# PROBLEM DETAILS
Present every line in which the string "this" appears.

# RECORD SET
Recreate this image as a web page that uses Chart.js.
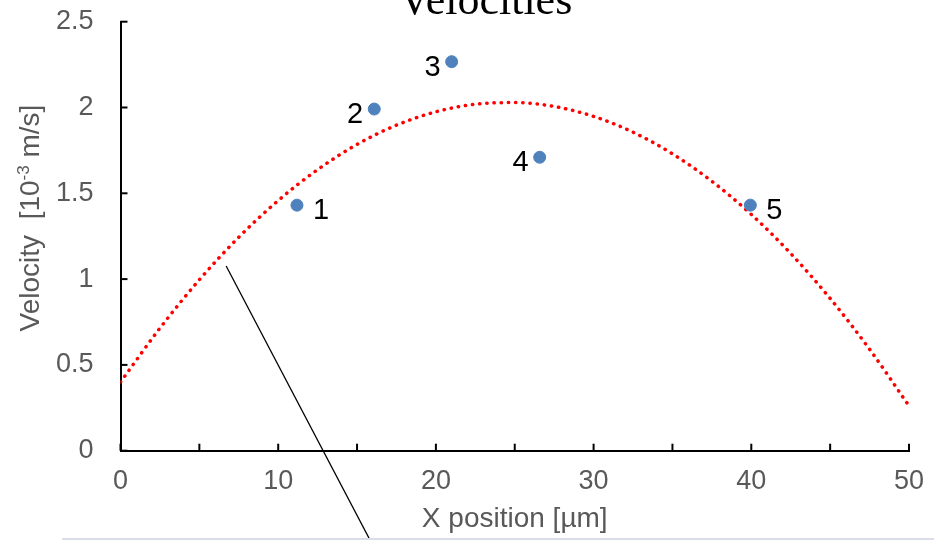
<!DOCTYPE html>
<html><head><meta charset="utf-8">
<script src="https://cdn.jsdelivr.net/npm/chart.js@4/dist/chart.umd.min.js"></script>
<style>
html,body{margin:0;padding:0;background:#fff;}
#wrap{position:relative;width:934px;height:540px;overflow:hidden;background:#fff;}
#band{position:absolute;left:62px;top:538px;width:872px;height:2px;background:#d9dde9;}
canvas{display:block;}
</style></head><body>
<div id="wrap"><canvas id="c" width="934" height="540"></canvas><div id="band"></div></div>
<script>
// ---- data ----
const pointLabels = ['1', '2', '3', '4', '5'];
const pointX = [11.19, 16.09, 21.0, 26.58, 39.94];
const pointY = [1.431, 1.991, 2.267, 1.710, 1.431];

const curveX = [0, 2.5, 5, 7.5, 10, 12.5, 15, 17.5, 20, 22.5, 25, 27.5, 30, 32.5, 35, 37.5, 40, 42.5, 45, 47.5, 50];
const curveY = [0.40, 0.714, 0.996, 1.244, 1.458, 1.638, 1.785, 1.897, 1.975, 2.019, 2.029, 2.006, 1.948, 1.856, 1.730, 1.570, 1.377, 1.149, 0.887, 0.591, 0.261];

const leaderX = [6.70, 15.99];
const leaderY = [1.076, -0.55];

const xTickValues = [0, 10, 20, 30, 40, 50];
const xTickMarks = [0, 5, 10, 15, 20, 25, 30, 35, 40, 45, 50];
const yTickValues = [0, 0.5, 1, 1.5, 2, 2.5];
const yTickLabels = ['0', '0.5', '1', '1.5', '2', '2.5'];

const chartTitle = 'Velocities';
const xTitle = 'X position [µm]';
const yTitleParts = ['Velocity  [10', '-3', ' m/s]'];

// label placement (style, not data)
const labelSide = ['right', 'left', 'left', 'left', 'right'];

const zip = (xs, ys) => xs.map((x, i) => ({x: x, y: ys[i]}));

const decor = {
  id: 'decor',
  afterDraw(chart) {
    const ctx = chart.ctx, xs = chart.scales.x, ys = chart.scales.y;
    ctx.save();
    ctx.strokeStyle = '#000';
    ctx.lineWidth = 2;
    const y0 = ys.getPixelForValue(0), x0 = xs.getPixelForValue(0);
    xTickMarks.forEach(v => {
      const px = xs.getPixelForValue(v);
      ctx.beginPath(); ctx.moveTo(px, y0); ctx.lineTo(px, y0 - 7); ctx.stroke();
    });
    yTickValues.forEach(v => {
      const py = ys.getPixelForValue(v);
      ctx.beginPath(); ctx.moveTo(x0, py); ctx.lineTo(x0 + 7, py); ctx.stroke();
    });
    const meta = chart.getDatasetMeta(0);
    ctx.fillStyle = '#000';
    ctx.font = '29px "Liberation Sans", Arial, sans-serif';
    ctx.textBaseline = 'middle';
    meta.data.forEach((pt, i) => {
      if (labelSide[i] === 'right') { ctx.textAlign = 'left'; ctx.fillText(pointLabels[i], pt.x + 16, pt.y + 6); }
      else { ctx.textAlign = 'right'; ctx.fillText(pointLabels[i], pt.x - 11, pt.y + 6); }
    });
    ctx.font = '44px "Liberation Serif", "Times New Roman", serif';
    ctx.textAlign = 'center';
    ctx.textBaseline = 'alphabetic';
    ctx.fillText(chartTitle, 485.5, 13.5);
    ctx.fillStyle = '#595959';
    ctx.translate(29, 218);
    ctx.rotate(-Math.PI / 2);
    const mainFont = '28px "Liberation Sans", Arial, sans-serif';
    const supFont = '17px "Liberation Sans", Arial, sans-serif';
    ctx.font = mainFont; const w1 = ctx.measureText(yTitleParts[0]).width;
    ctx.font = supFont; const w2 = ctx.measureText(yTitleParts[1]).width;
    ctx.font = mainFont; const w3 = ctx.measureText(yTitleParts[2]).width;
    let tx = -(w1 + w2 + w3) / 2;
    ctx.textAlign = 'left';
    ctx.textBaseline = 'alphabetic';
    ctx.font = mainFont; ctx.fillText(yTitleParts[0], tx, 10); tx += w1;
    ctx.font = supFont; ctx.fillText(yTitleParts[1], tx, 0); tx += w2;
    ctx.font = mainFont; ctx.fillText(yTitleParts[2], tx, 10);
    ctx.restore();
  }
};

new Chart(document.getElementById('c'), {
  type: 'scatter',
  data: {
    datasets: [
      {
        label: 'Velocity',
        data: zip(pointX, pointY),
        backgroundColor: '#4F81BD',
        borderColor: '#4F81BD',
        pointRadius: 6,
        pointHoverRadius: 6,
        showLine: false,
        order: 0
      },
      {
        label: 'Trend',
        data: zip(curveX, curveY),
        showLine: true,
        borderColor: '#FF0000',
        borderWidth: 3.5,
        borderDash: [0.3, 6.9],
        borderCapStyle: 'round',
        cubicInterpolationMode: 'monotone',
        pointRadius: 0,
        fill: false,
        order: 1
      },
      {
        label: 'Leader',
        data: zip(leaderX, leaderY),
        showLine: true,
        borderColor: '#000',
        borderWidth: 1.3,
        pointRadius: 0,
        clip: false,
        order: 2
      }
    ]
  },
  options: {
    responsive: false,
    animation: false,
    devicePixelRatio: 1,
    layout: { padding: { top: 21.7, right: 25, bottom: 0, left: 0 } },
    plugins: { legend: { display: false }, tooltip: { enabled: false }, title: { display: false } },
    scales: {
      x: {
        type: 'linear', min: 0, max: 50,
        afterFit(s) { s.height = 89.3; s.paddingLeft = 0; s.paddingRight = 0; s.paddingTop = 0; s.paddingBottom = 0; },
        afterBuildTicks(s) { s.ticks = xTickValues.map(v => ({value: v})); },
        grid: { display: false, drawTicks: false },
        border: { display: true, color: '#000', width: 2 },
        ticks: { color: '#595959', padding: 15, font: { family: '"Liberation Sans", Arial, sans-serif', size: 27 }, maxRotation: 0, callback: v => String(v) },
        title: { display: true, text: xTitle, color: '#595959', padding: { top: 0, bottom: 4 }, font: { family: '"Liberation Sans", Arial, sans-serif', size: 28 } }
      },
      y: {
        type: 'linear', min: 0, max: 2.5,
        afterFit(s) { s.width = 120.5; s.paddingLeft = 0; s.paddingRight = 0; s.paddingTop = 0; s.paddingBottom = 0; },
        afterBuildTicks(s) { s.ticks = yTickValues.map(v => ({value: v})); },
        grid: { display: false, drawTicks: false },
        border: { display: true, color: '#000', width: 2 },
        ticks: { color: '#595959', padding: 27, font: { family: '"Liberation Sans", Arial, sans-serif', size: 27 },
          callback: (v) => yTickLabels[yTickValues.indexOf(v)] }
      }
    }
  },
  plugins: [decor]
});
</script>
</body></html>
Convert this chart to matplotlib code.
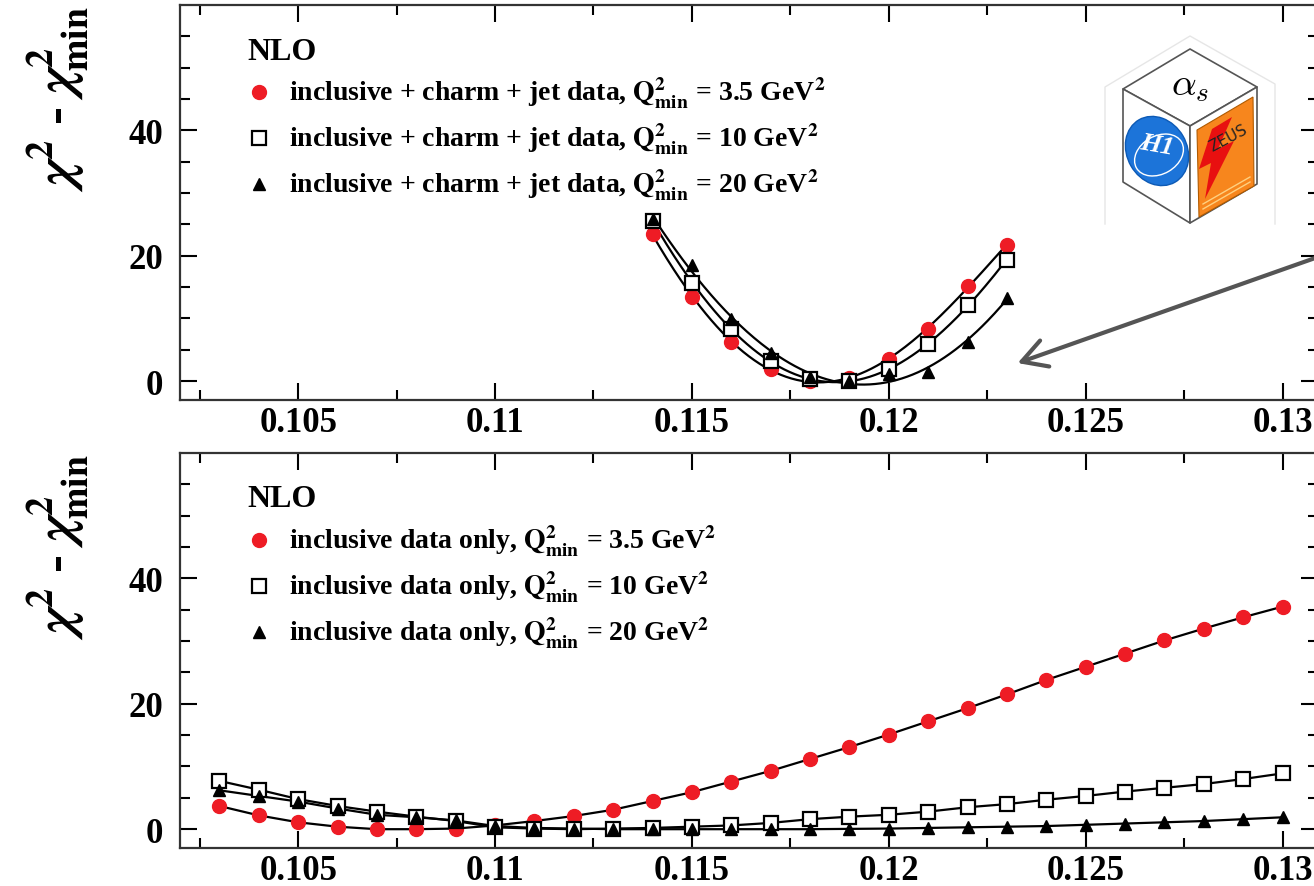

# EXERCISE SOLUTION
Recreate this image as a web page that uses Chart.js.
Convert this chart to matplotlib code.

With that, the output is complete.